Exercise objective –
Show all lines holding the string "that".

Input rows –
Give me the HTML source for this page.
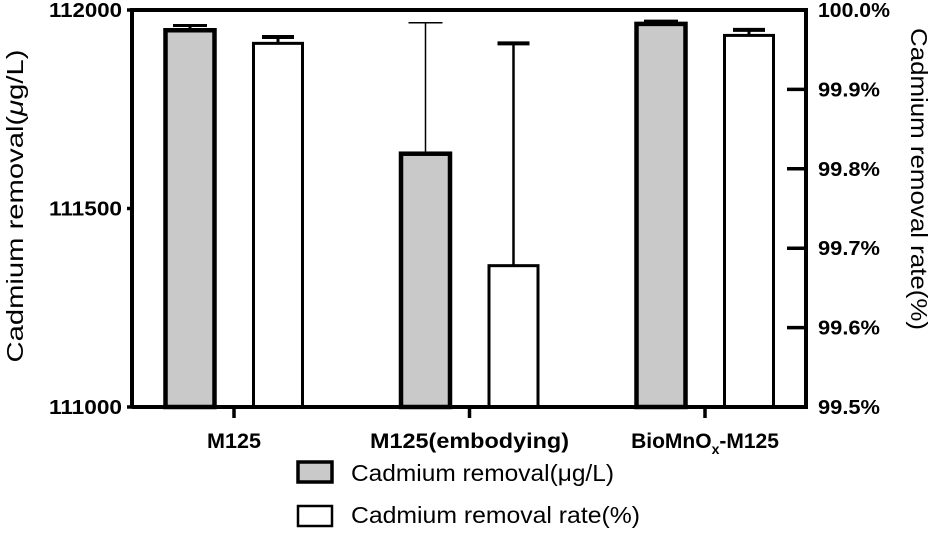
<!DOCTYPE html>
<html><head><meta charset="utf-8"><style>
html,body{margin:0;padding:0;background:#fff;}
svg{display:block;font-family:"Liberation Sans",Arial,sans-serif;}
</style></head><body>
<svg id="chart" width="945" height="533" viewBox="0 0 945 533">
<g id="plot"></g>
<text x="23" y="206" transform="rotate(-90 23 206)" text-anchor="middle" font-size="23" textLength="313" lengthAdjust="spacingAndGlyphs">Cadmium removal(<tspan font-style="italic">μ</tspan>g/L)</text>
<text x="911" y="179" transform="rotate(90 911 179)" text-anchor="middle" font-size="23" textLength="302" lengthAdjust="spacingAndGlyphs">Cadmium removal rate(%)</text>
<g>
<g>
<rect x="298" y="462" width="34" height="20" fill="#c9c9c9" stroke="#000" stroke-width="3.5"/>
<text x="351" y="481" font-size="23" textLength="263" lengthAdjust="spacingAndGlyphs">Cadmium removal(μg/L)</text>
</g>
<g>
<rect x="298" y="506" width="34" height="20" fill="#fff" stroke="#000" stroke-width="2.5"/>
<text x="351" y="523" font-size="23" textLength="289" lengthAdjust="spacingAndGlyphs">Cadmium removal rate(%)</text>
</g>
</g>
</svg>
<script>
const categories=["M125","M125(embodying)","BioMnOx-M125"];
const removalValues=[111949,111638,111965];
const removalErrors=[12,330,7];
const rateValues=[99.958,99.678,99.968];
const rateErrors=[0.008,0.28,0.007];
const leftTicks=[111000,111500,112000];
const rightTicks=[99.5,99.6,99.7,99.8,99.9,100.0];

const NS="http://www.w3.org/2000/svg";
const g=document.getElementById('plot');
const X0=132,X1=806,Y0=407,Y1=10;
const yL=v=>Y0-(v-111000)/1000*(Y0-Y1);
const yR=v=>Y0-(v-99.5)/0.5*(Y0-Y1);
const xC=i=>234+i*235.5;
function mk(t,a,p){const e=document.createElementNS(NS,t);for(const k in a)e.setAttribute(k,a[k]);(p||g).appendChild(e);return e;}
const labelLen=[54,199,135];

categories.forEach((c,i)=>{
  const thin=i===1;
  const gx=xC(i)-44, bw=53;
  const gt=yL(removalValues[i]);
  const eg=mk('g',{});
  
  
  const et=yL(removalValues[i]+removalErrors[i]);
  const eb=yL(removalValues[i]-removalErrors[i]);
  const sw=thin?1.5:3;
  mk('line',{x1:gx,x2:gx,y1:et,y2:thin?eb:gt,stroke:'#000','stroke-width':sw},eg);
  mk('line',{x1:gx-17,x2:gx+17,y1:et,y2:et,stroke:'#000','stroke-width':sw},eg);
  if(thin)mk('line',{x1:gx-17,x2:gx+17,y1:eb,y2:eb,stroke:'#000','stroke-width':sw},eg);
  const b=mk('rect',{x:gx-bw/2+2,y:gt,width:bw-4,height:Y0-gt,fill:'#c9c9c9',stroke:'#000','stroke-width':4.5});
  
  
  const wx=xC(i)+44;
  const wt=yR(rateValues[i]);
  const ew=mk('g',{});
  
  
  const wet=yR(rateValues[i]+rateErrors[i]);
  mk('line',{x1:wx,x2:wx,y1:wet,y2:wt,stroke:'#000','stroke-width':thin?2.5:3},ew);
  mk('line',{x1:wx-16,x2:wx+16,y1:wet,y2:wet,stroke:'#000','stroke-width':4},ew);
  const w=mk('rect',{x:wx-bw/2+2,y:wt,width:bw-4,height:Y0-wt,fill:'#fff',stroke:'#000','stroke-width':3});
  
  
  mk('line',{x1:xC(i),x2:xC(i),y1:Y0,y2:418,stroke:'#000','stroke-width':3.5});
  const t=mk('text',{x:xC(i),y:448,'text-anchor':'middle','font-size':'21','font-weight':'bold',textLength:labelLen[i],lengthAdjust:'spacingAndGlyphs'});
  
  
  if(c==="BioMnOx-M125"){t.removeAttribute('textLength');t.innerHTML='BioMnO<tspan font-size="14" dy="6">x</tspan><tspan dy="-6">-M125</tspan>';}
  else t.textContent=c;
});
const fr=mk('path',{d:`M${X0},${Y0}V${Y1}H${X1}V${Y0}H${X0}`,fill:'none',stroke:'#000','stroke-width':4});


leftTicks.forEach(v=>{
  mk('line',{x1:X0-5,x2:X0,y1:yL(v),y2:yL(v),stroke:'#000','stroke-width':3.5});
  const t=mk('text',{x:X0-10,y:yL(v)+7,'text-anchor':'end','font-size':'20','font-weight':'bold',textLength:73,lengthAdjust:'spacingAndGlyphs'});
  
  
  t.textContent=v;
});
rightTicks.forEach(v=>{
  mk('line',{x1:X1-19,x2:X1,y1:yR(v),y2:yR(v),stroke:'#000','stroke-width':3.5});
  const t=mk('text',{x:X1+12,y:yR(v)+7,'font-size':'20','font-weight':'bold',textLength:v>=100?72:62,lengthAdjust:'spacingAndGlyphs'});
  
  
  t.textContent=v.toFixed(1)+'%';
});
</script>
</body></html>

...

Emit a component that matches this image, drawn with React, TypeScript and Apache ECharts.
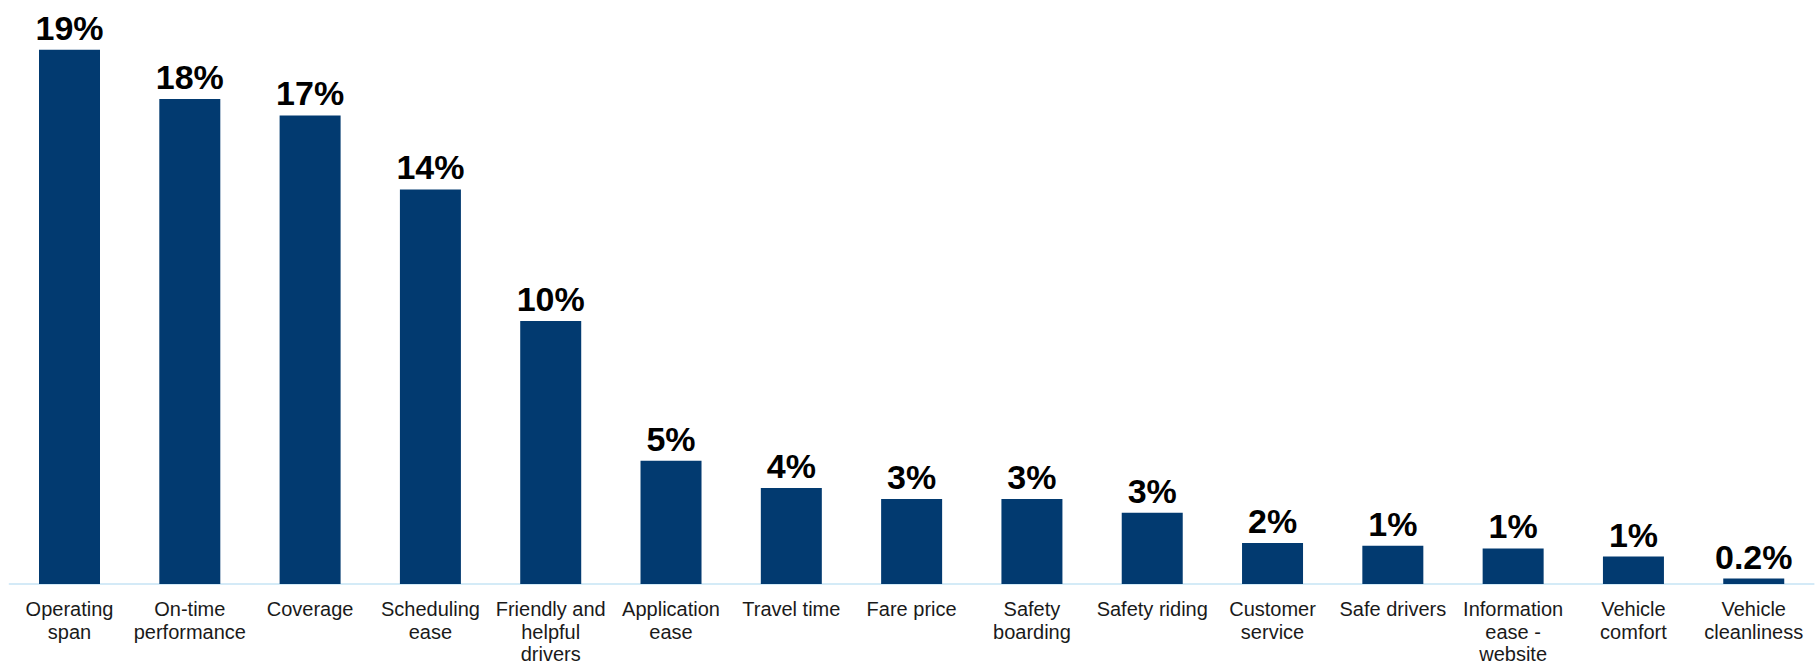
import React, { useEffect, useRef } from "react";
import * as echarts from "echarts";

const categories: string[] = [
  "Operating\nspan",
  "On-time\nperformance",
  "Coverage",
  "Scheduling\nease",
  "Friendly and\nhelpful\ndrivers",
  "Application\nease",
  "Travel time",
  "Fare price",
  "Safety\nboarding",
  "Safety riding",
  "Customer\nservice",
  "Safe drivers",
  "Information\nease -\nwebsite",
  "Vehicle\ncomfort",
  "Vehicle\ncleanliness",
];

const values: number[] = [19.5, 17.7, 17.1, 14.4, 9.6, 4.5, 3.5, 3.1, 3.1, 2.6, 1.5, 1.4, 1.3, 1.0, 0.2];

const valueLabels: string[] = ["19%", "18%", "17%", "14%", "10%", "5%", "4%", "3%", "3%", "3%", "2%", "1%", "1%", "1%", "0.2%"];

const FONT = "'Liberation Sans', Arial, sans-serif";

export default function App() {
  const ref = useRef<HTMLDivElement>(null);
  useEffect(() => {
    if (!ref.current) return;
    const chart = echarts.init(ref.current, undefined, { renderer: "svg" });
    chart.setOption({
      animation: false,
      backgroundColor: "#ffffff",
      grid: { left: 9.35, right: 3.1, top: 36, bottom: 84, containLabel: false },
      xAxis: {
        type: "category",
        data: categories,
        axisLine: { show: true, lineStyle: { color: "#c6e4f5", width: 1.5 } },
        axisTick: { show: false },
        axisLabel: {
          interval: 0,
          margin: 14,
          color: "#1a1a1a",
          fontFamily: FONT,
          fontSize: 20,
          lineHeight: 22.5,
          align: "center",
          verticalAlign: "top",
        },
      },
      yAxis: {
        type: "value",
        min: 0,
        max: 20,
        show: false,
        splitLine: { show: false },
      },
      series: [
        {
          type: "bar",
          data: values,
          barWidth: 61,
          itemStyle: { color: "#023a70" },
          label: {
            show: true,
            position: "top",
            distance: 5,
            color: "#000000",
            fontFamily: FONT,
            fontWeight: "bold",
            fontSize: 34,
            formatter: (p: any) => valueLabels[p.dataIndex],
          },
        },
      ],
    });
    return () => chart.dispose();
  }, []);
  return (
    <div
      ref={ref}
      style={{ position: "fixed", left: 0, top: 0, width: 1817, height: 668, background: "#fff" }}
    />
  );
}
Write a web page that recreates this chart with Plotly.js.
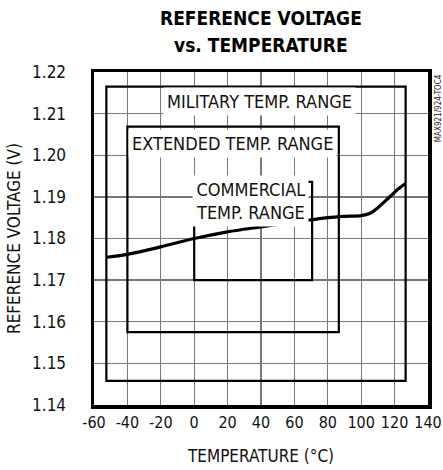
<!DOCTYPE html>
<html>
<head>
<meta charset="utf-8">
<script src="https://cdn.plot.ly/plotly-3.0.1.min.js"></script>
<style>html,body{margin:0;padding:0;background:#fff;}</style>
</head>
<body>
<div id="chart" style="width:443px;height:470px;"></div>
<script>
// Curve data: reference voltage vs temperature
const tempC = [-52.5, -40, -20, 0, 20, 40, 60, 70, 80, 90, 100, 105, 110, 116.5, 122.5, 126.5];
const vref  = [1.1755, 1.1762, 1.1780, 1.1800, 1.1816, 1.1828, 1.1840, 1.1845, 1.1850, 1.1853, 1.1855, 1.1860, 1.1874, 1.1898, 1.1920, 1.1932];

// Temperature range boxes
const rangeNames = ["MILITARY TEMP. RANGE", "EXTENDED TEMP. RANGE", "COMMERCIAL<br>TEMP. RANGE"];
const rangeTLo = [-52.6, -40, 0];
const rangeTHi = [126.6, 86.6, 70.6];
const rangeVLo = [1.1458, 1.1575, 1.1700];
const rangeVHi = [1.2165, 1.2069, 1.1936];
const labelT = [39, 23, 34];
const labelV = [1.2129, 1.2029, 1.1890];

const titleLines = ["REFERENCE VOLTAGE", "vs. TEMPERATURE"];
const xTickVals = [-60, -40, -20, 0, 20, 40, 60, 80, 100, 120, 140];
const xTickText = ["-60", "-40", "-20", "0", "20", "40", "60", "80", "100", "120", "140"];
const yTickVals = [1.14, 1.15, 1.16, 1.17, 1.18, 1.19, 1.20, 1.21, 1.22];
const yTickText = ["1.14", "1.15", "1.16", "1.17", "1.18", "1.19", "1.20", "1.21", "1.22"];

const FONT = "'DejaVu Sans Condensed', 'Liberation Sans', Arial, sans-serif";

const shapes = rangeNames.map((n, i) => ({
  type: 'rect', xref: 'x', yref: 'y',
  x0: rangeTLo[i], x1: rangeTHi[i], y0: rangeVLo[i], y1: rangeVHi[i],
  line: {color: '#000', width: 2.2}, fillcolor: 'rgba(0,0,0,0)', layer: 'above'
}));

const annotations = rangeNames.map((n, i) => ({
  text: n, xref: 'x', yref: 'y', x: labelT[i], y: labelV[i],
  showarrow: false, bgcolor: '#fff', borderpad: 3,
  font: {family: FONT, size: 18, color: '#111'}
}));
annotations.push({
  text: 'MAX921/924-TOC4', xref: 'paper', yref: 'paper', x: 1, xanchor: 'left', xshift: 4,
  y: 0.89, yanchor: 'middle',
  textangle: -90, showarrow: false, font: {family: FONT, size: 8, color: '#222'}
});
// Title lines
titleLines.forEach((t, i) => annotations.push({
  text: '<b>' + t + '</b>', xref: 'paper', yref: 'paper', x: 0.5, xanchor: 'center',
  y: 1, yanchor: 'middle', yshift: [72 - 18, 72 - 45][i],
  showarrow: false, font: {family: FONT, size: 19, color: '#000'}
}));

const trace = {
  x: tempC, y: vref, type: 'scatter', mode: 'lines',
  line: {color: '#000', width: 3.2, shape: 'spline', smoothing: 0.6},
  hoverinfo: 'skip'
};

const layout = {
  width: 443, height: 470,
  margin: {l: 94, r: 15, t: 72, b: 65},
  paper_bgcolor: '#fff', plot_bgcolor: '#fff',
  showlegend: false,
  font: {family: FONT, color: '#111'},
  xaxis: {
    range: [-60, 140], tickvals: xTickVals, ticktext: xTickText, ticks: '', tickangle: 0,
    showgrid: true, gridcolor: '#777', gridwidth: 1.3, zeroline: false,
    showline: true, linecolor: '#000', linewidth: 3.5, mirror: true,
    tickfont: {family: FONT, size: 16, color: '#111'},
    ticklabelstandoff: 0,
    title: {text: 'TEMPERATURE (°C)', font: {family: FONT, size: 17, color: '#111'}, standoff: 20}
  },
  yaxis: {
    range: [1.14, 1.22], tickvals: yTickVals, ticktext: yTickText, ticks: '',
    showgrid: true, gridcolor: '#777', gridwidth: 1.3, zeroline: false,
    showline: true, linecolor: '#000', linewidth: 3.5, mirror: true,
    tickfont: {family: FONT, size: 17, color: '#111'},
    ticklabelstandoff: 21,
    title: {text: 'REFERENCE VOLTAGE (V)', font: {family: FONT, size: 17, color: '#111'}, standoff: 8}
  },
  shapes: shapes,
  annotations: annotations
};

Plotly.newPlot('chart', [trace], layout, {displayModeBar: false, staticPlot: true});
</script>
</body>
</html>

--

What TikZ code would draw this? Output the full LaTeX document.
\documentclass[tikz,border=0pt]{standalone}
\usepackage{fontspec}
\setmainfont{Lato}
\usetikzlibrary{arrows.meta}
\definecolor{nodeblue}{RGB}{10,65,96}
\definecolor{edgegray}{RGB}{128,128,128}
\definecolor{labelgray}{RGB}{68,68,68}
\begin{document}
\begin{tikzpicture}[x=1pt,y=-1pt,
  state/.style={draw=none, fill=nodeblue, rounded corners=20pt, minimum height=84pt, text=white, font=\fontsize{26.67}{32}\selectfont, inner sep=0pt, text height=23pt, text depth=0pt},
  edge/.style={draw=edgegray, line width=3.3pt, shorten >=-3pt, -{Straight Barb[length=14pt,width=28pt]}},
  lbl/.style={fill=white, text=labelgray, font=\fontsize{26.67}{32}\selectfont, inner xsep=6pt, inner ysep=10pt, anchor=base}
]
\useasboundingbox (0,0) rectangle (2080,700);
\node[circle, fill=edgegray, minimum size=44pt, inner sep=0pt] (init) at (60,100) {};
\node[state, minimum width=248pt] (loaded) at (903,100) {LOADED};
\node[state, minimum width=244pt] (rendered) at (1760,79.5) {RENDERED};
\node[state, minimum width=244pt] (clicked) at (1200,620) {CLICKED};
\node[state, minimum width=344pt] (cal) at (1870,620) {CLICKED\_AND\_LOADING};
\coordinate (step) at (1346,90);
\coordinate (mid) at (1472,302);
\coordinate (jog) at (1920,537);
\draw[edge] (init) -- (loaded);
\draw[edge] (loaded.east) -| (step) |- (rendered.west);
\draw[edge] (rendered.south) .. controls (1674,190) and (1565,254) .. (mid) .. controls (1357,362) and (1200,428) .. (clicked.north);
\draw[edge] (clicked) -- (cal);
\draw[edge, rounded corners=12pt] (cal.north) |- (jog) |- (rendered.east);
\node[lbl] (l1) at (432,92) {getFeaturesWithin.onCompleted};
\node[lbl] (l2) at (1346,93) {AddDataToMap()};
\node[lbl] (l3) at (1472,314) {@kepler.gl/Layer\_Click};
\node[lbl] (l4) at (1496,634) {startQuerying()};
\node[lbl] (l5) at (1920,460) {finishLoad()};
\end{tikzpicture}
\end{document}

Full answer –
Emit a component that matches this image, drawn with React, TypeScript and Apache ECharts.
Write a web page that recreates this chart with Plotly.js.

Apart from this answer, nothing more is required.